Since World War II, an impressive series of new sound technologies has entered the scene: the reel-to-reel recorder, the cassette recorder, the compact disk, the mp3 player, sampling software on personal computers and music-sharing facilities on the Internet. How did such sound technologies affect transformations in the cultural practices of listening to and making music in Western Europe? Which shifts did they trigger in the traditional boundaries between active and passive participation in music culture? What was, for instance, the impact of the tape recorder on the boundaries between producing and consuming music, listening and creating, copying and editing music? And what did such changes mean for the roles of the creator, technician, producer and distributor of music?

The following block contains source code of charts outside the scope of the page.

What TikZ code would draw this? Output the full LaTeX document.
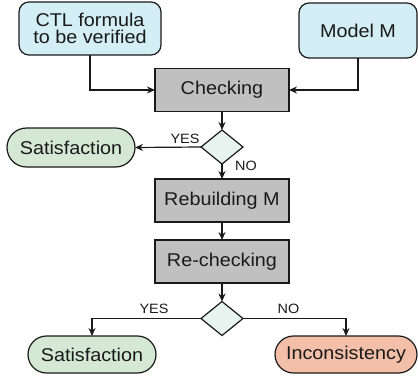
\documentclass[tikz,border=0pt]{standalone}
\usepackage{fontspec}
\setmainfont{Liberation Sans}[FakeStretch=1.07]
\usetikzlibrary{shapes.geometric,shapes.misc,arrows.meta}

\definecolor{inputfill}{HTML}{D4EEF6}
\definecolor{stepfill}{HTML}{C0C0C0}
\definecolor{testfill}{HTML}{E6F3EE}
\definecolor{okfill}{HTML}{D5E8D4}
\definecolor{badfill}{HTML}{F4BFA8}
\definecolor{ink}{HTML}{1A1A1A}

\tikzset{
  base/.style={draw=ink, line width=1.2pt, text=ink, inner sep=0pt, outer sep=0pt,
    font=\fontsize{18.5}{17.5}\selectfont, align=center},
  inputbox/.style={base, fill=inputfill, rounded corners=10pt},
  stepbox/.style={base, fill=stepfill, minimum width=134pt, minimum height=43pt},
  testbox/.style={base, diamond, fill=testfill, minimum width=42pt, minimum height=34pt},
  endbox/.style={base, rounded rectangle, fill=okfill},
  flow/.style={draw=ink, line width=1.2pt, -{Stealth[length=8pt,width=7pt]}},
  lbl/.style={text=ink, inner sep=0pt, font=\fontsize{13.5}{14}\selectfont}
}

\begin{document}
\begin{tikzpicture}[x=1pt,y=-1pt]
  \useasboundingbox (0,0) rectangle (418,378);

  % inputs
  \node[inputbox, minimum width=142pt, minimum height=53pt] (ctl) at (90,28.5) {CTL formula\\to be verified};
  \node[inputbox, minimum width=118pt, minimum height=55pt] (model) at (358,30.5) {Model M};

  % first check
  \node[stepbox] (check) at (222,90) {Checking};
  \node[testbox] (t1) at (222,147) {};
  \node[endbox, minimum width=128pt, minimum height=39pt] (sat1) at (71,147.5) {Satisfaction};

  % rebuild and check again
  \node[stepbox] (rebuild) at (222,200.5) {Rebuilding M};
  \node[stepbox] (recheck) at (222,261.5) {Re-checking};
  \node[testbox] (t2) at (222,318.5) {};

  % outcomes
  \node[endbox, minimum width=128pt, minimum height=37pt] (sat2) at (92,354.5) {Satisfaction};
  \node[endbox, minimum width=142pt, minimum height=37pt, fill=badfill] (inc) at (346,354.5) {Inconsistency};

  \draw[flow] (ctl.south) |- (check.west);
  \draw[flow] (model.south) |- (check.east);
  \draw[flow] (check.south) -- (t1.north);
  \draw[flow] (t1.west) -- (sat1.east);
  \draw[flow] (t1.south) -- (rebuild.north);
  \draw[flow] (rebuild.south) -- (recheck.north);
  \draw[flow] (recheck.south) -- (t2.north);
  \draw[flow] (t2.west) -| (sat2.north);
  \draw[flow] (t2.east) -| (inc.north);

  \node[lbl] (yes1) at (185,138.5) {YES};
  \node[lbl] (no1) at (246,166) {NO};
  \node[lbl] (yes2) at (154,308.5) {YES};
  \node[lbl] (no2) at (288.5,308.5) {NO};
\end{tikzpicture}
\end{document}
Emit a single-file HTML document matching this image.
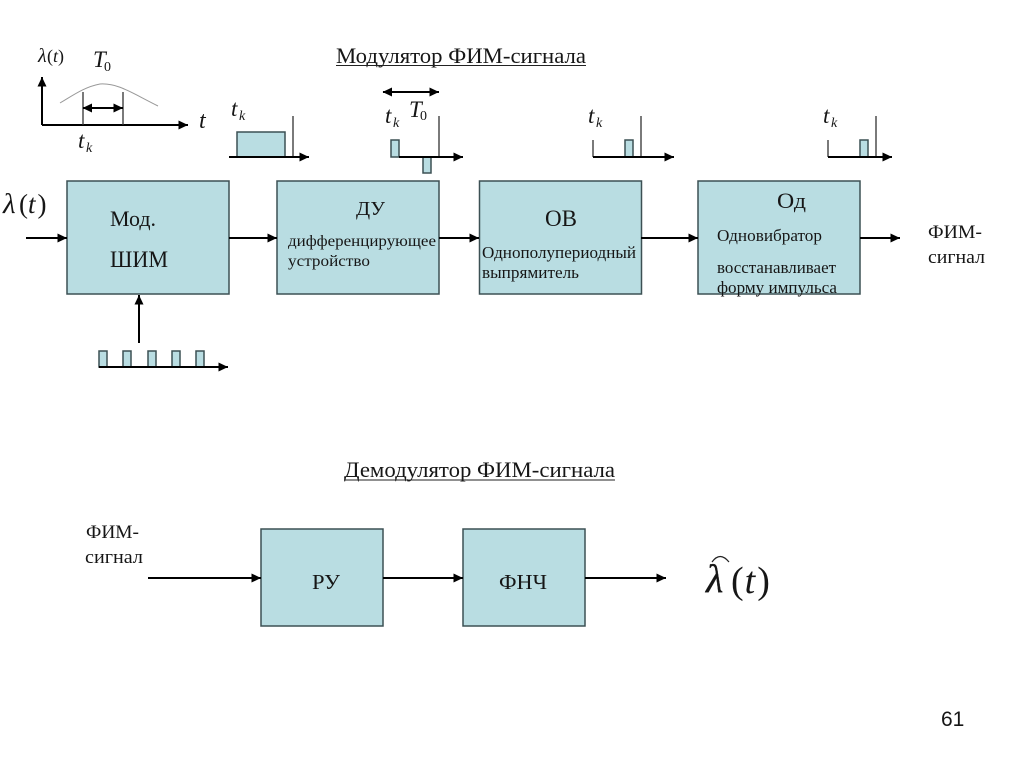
<!DOCTYPE html>
<html><head><meta charset="utf-8">
<style>
html,body{margin:0;padding:0;background:#fff;width:1024px;height:767px;overflow:hidden}
svg{display:block}
text{font-family:"Liberation Serif","DejaVu Serif",serif;fill:#161616}
.i{font-style:italic}
.b{fill:#b9dde2;stroke:#3c5054;stroke-width:1.5}
.p{fill:#b9dde2;stroke:#3c5054;stroke-width:1.5}
.l{stroke:#000;stroke-width:2;fill:none}
.g{stroke:#333;stroke-width:1.3;fill:none}
</style></head><body>
<svg width="1024" height="767" viewBox="0 0 1024 767" xmlns="http://www.w3.org/2000/svg">
<defs>
<marker id="a" markerUnits="userSpaceOnUse" markerWidth="11" markerHeight="12" refX="9.500" refY="6" orient="auto"><path d="M0,1.500 L9.500,6 L0,10.500 Z" fill="#000"/></marker>
<marker id="s" markerUnits="userSpaceOnUse" markerWidth="11" markerHeight="12" refX="1" refY="6" orient="auto"><path d="M10,1.500 L0.500,6 L10,10.500 Z" fill="#000"/></marker>
</defs>

<!-- titles -->
<text x="336" y="63" font-size="22" textLength="250" lengthAdjust="spacingAndGlyphs">Модулятор ФИМ-сигнала</text>
<line x1="336" y1="65.500" x2="586" y2="65.500" stroke="#222" stroke-width="1"/>
<text x="344" y="477" font-size="22" textLength="271" lengthAdjust="spacingAndGlyphs">Демодулятор ФИМ-сигнала</text>
<line x1="344" y1="480" x2="615" y2="480" stroke="#222" stroke-width="1"/>

<!-- small graph -->
<path d="M60,103 C72,96 84,87 100,84 C118,83 130,92 158,106" fill="none" stroke="#999" stroke-width="1"/>
<line class="l" x1="42" y1="125" x2="42" y2="77" marker-end="url(#a)"/>
<line class="l" x1="42" y1="125" x2="188" y2="125" marker-end="url(#a)"/>
<line class="g" x1="83" y1="92" x2="83" y2="125"/>
<line class="g" x1="123" y1="92" x2="123" y2="125"/>
<line class="l" x1="83" y1="108" x2="123" y2="108" marker-start="url(#s)" marker-end="url(#a)"/>
<text class="i" x="38" y="62" font-size="20">λ</text><text x="47" y="62" font-size="18">(<tspan class="i">t</tspan>)</text>
<text class="i" x="93" y="67" font-size="23">T</text><text x="104" y="71" font-size="14">0</text>
<text class="i" x="199" y="128" font-size="24">t</text>
<text class="i" x="78" y="148" font-size="23">t</text><text class="i" x="86" y="152" font-size="14">k</text>

<!-- pulse 1 -->
<text class="i" x="231" y="116" font-size="23">t</text><text class="i" x="239" y="120" font-size="14">k</text>
<rect class="p" x="237" y="132" width="48" height="25"/>
<line class="g" x1="293" y1="116" x2="293" y2="157"/>
<line class="l" x1="229" y1="157" x2="309" y2="157" marker-end="url(#a)"/>

<!-- pulse 2 -->
<line class="l" x1="383" y1="92" x2="439" y2="92" marker-start="url(#s)" marker-end="url(#a)"/>
<text class="i" x="409" y="117" font-size="23">T</text><text x="420" y="120" font-size="14">0</text>
<text class="i" x="385" y="123" font-size="23">t</text><text class="i" x="393" y="127" font-size="14">k</text>
<rect class="p" x="391" y="140" width="8" height="17"/>
<rect class="p" x="423" y="157" width="8" height="16"/>
<line class="g" x1="439" y1="116" x2="439" y2="157"/>
<line class="l" x1="399" y1="157" x2="463" y2="157" marker-end="url(#a)"/>

<!-- pulse 3 -->
<text class="i" x="588" y="123" font-size="23">t</text><text class="i" x="596" y="127" font-size="14">k</text>
<rect class="p" x="625" y="140" width="8" height="17"/>
<line class="g" x1="593" y1="140" x2="593" y2="157"/>
<line class="g" x1="641" y1="116" x2="641" y2="157"/>
<line class="l" x1="593" y1="157" x2="674" y2="157" marker-end="url(#a)"/>

<!-- pulse 4 -->
<text class="i" x="823" y="123" font-size="23">t</text><text class="i" x="831" y="127" font-size="14">k</text>
<rect class="p" x="860" y="140" width="8" height="17"/>
<line class="g" x1="828" y1="140" x2="828" y2="157"/>
<line class="g" x1="876" y1="116" x2="876" y2="157"/>
<line class="l" x1="828" y1="157" x2="892" y2="157" marker-end="url(#a)"/>

<!-- boxes -->
<rect class="b" x="67" y="181" width="162" height="113"/>
<rect class="b" x="277" y="181" width="162" height="113"/>
<rect class="b" x="479.500" y="181" width="162" height="113"/>
<rect class="b" x="698" y="181" width="162" height="113"/>
<rect class="b" x="261" y="529" width="122" height="97"/>
<rect class="b" x="463" y="529" width="122" height="97"/>

<!-- arrows -->
<line class="l" x1="26" y1="238" x2="67" y2="238" marker-end="url(#a)"/>
<line class="l" x1="229" y1="238" x2="277" y2="238" marker-end="url(#a)"/>
<line class="l" x1="439" y1="238" x2="479" y2="238" marker-end="url(#a)"/>
<line class="l" x1="641" y1="238" x2="698" y2="238" marker-end="url(#a)"/>
<line class="l" x1="860" y1="238" x2="900" y2="238" marker-end="url(#a)"/>
<line class="l" x1="139" y1="343" x2="139" y2="295" marker-end="url(#a)"/>
<line class="l" x1="148" y1="578" x2="261" y2="578" marker-end="url(#a)"/>
<line class="l" x1="383" y1="578" x2="463" y2="578" marker-end="url(#a)"/>
<line class="l" x1="585" y1="578" x2="666" y2="578" marker-end="url(#a)"/>

<!-- clock pulses -->
<rect class="p" x="99" y="351" width="8" height="16"/>
<rect class="p" x="123" y="351" width="8" height="16"/>
<rect class="p" x="148" y="351" width="8" height="16"/>
<rect class="p" x="172" y="351" width="8" height="16"/>
<rect class="p" x="196" y="351" width="8" height="16"/>
<line class="l" x1="99" y1="367" x2="228" y2="367" marker-end="url(#a)"/>

<!-- input label -->
<text class="i" x="3" y="213" font-size="29">λ</text>
<text x="19" y="213" font-size="27">(<tspan class="i">t</tspan><tspan dx="2">)</tspan></text>

<!-- box text -->
<text x="110" y="226" font-size="22" textLength="46" lengthAdjust="spacingAndGlyphs">Мод.</text>
<text x="110" y="267" font-size="23" textLength="58" lengthAdjust="spacingAndGlyphs">ШИМ</text>

<text x="356" y="215" font-size="20" textLength="29" lengthAdjust="spacingAndGlyphs">ДУ</text>
<text x="288" y="246" font-size="16" textLength="148" lengthAdjust="spacingAndGlyphs">дифференцирующее</text>
<text x="288" y="266" font-size="16" textLength="82" lengthAdjust="spacingAndGlyphs">устройство</text>

<text x="545" y="226" font-size="23" textLength="32" lengthAdjust="spacingAndGlyphs">ОВ</text>
<text x="482" y="258" font-size="17" textLength="154" lengthAdjust="spacingAndGlyphs">Однополупериодный</text>
<text x="482" y="278" font-size="17" textLength="97" lengthAdjust="spacingAndGlyphs">выпрямитель</text>

<text x="777" y="208" font-size="22" textLength="29" lengthAdjust="spacingAndGlyphs">Од</text>
<text x="717" y="241" font-size="16.500" textLength="105" lengthAdjust="spacingAndGlyphs">Одновибратор</text>
<text x="717" y="273" font-size="16.500" textLength="119" lengthAdjust="spacingAndGlyphs">восстанавливает</text>
<text x="717" y="293" font-size="16.500" textLength="120" lengthAdjust="spacingAndGlyphs">форму импульса</text>

<text x="928" y="238" font-size="19" textLength="54" lengthAdjust="spacingAndGlyphs">ФИМ-</text>
<text x="928" y="263" font-size="19" textLength="57" lengthAdjust="spacingAndGlyphs">сигнал</text>

<text x="86" y="538" font-size="19" textLength="53" lengthAdjust="spacingAndGlyphs">ФИМ-</text>
<text x="85" y="563" font-size="19" textLength="58" lengthAdjust="spacingAndGlyphs">сигнал</text>

<text x="312" y="589" font-size="21" textLength="28" lengthAdjust="spacingAndGlyphs">РУ</text>
<text x="499" y="589" font-size="21" textLength="48" lengthAdjust="spacingAndGlyphs">ФНЧ</text>

<!-- output estimate -->
<text class="i" x="706" y="592" font-size="40" stroke="#161616" stroke-width="0.3">λ</text>
<path d="M712,562 Q720,551 729,562" fill="none" stroke="#222" stroke-width="1.200"/>
<text x="731" y="593" font-size="38">(<tspan class="i" dx="1">t</tspan><tspan dx="2">)</tspan></text>

<text x="941" y="726" font-size="21" style="font-family:'Liberation Sans',sans-serif">61</text>
</svg>
</body></html>
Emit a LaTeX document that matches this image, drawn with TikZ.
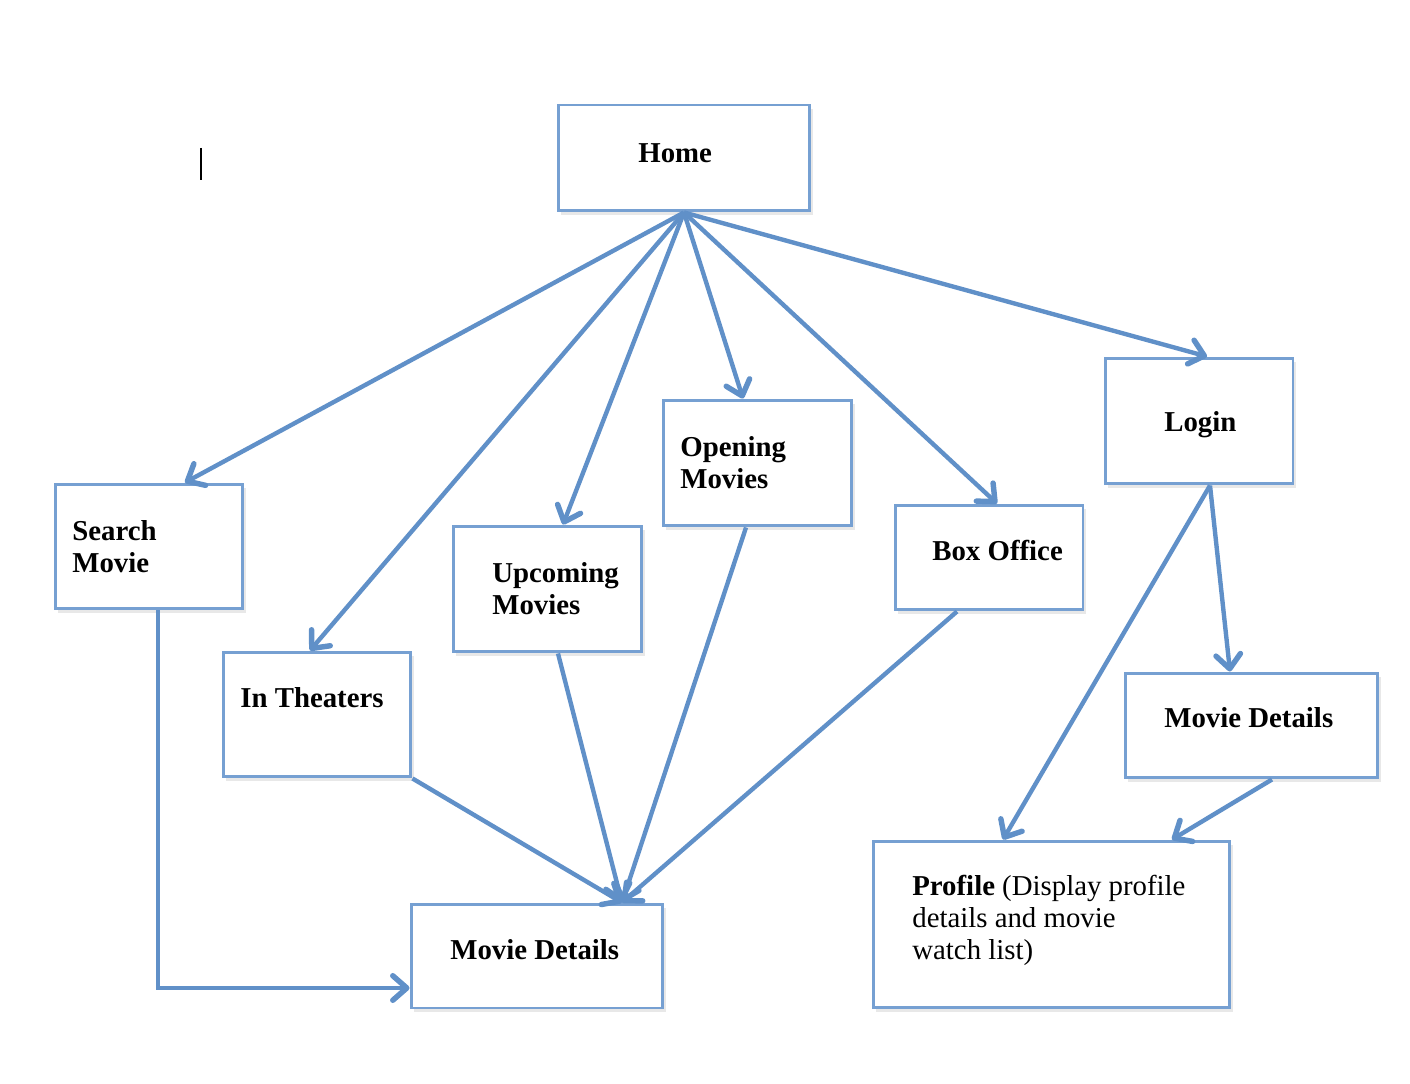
\documentclass[tikz,border=0pt]{standalone}
\usepackage{fontspec}
\setmainfont{Liberation Serif}
\usetikzlibrary{arrows.meta,shadows}
\definecolor{linkblue}{RGB}{96,144,200}
\definecolor{boxblue}{RGB}{118,160,210}
\tikzset{
  page/.style={draw=boxblue, line width=1.7pt, fill=white, inner sep=0pt,
    drop shadow={shadow xshift=1.5pt, shadow yshift=-2pt, opacity=0.18}},
  link/.style={draw=linkblue, line width=2.5pt, -{Straight Barb[length=8pt,width=14pt,line width=0.6pt 1,round]}},
  note/.style={right, inner sep=0pt, align=left, font=\fontsize{16.4}{18.2}\selectfont},
  title/.style={note, font=\bfseries\fontsize{16.4}{18.2}\selectfont}
}
\begin{document}
\begin{tikzpicture}[x=0.02cm,y=-0.02cm]
\useasboundingbox (0,0) rectangle (1410,1084);
\draw[line width=1.2pt] (201,148) -- (201,180);

\draw node (home) at (684,158) [page, minimum width=5.04cm, minimum height=2.12cm] {};
\draw node (search) at (149,546.5) [page, minimum width=3.76cm, minimum height=2.5cm] {};
\draw node (theaters) at (317,714.5) [page, minimum width=3.76cm, minimum height=2.5cm] {};
\draw node (upcoming) at (547.5,589) [page, minimum width=3.78cm, minimum height=2.52cm] {};
\draw node (opening) at (757.5,463) [page, minimum width=3.78cm, minimum height=2.52cm] {};
\draw node (boxoffice) at (989,557.5) [page, minimum width=3.76cm, minimum height=2.1cm] {};
\draw node (login) at (1199,421) [page, minimum width=3.76cm, minimum height=2.52cm] {};
\draw node (detailsR) at (1251.5,725.5) [page, minimum width=5.06cm, minimum height=2.1cm] {};
\draw node (profile) at (1051.5,924.5) [page, minimum width=7.14cm, minimum height=3.34cm] {};
\draw node (details) at (537,956) [page, minimum width=5.04cm, minimum height=2.08cm] {};

\draw node (lhome) at (638,153) [title] {Home};
\draw node (lsearch) at (72,547) [title] {Search\\Movie};
\draw node (ltheaters) at (240,698) [title] {In Theaters};
\draw node (lupcoming) at (492,589) [title] {Upcoming\\Movies};
\draw node (lopening) at (680,463) [title] {Opening\\Movies};
\draw node (lboxoffice) at (932,550) [title] {Box Office};
\draw node (llogin) at (1164,425) [title] {Login};
\draw node (ldetailsR) at (1164,718) [title] {Movie Details};
\draw node (lprofile) at (912,920) [note] {\textbf{Profile} (Display profile\\details and movie\\watch list)};
\draw node (ldetails) at (450,950) [title] {Movie Details};

\draw [link] (home.south) -- ([xshift=0.72cm]search.north);
\draw [link] (home.south) -- ([xshift=-0.14cm]theaters.north);
\draw [link] (home.south) -- ([xshift=0.31cm]upcoming.north);
\draw [link] (home.south) -- ([xshift=-0.29cm]opening.north);
\draw [link] (home.south) -- ([xshift=0.16cm]boxoffice.north);
\draw [link] (home.south) -- ([xshift=0.16cm]login.north);

\draw [link] ([xshift=0.22cm]login.south) -- ([xshift=-0.97cm]profile.north);
\draw [link] ([xshift=0.22cm]login.south) -- ([xshift=-0.43cm]detailsR.north);
\draw [link] ([xshift=0.41cm]detailsR.south) -- ([xshift=2.41cm]profile.north);

\draw [link] (theaters.south east) -- ([xshift=1.7cm]details.north);
\draw [link] ([xshift=0.21cm]upcoming.south) -- ([xshift=1.7cm]details.north);
\draw [link] ([xshift=-0.23cm]opening.south) -- ([xshift=1.7cm]details.north);
\draw [link] ([xshift=-0.64cm]boxoffice.south) -- ([xshift=1.7cm]details.north);
\draw [link] ([xshift=0.18cm]search.south) |- ([yshift=-0.64cm]details.west);
\end{tikzpicture}
\end{document}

These were the questions that originally fuelled our research into sound technologies and cultural practices. One of our wider aims was to study the impact of technologization, particularly the impact of digital technologies, on art and culture. The original phrasing of our questions suggested a one-way arrow from technology to musical practice – technology being the agent of change in the world of music. Our actual way of working, however, maximized the options for analyzing the effect of existing cultural practices on the use of new technologies. In other words, while our wording was still cast in technological determinist terms, our research design and analysis helped us to leave that behind. We did so by focusing on analogies in cultural practices – “cultural practices” meaning the ways in which people habitually give meaning to and act upon the world surrounding them, and “analogies” meaning similarities in the ways of understanding and acting between different cultural practices. The next section explains why analogies between cultural practices may lead to new insights in transformations in arts and culture. We use analogies to understand how musical practices change when those who pursue these practices appropriate new sound technologies.
The analogies approach will be illustrated by describing two sets of examples. First, we examined how a 1950s manufacturer of a new sound technology, the reel-to-reel recorder, projected the recorder's future use as a “family sound album” by creating an analogy with the already established cultural practices concerning the family photo album.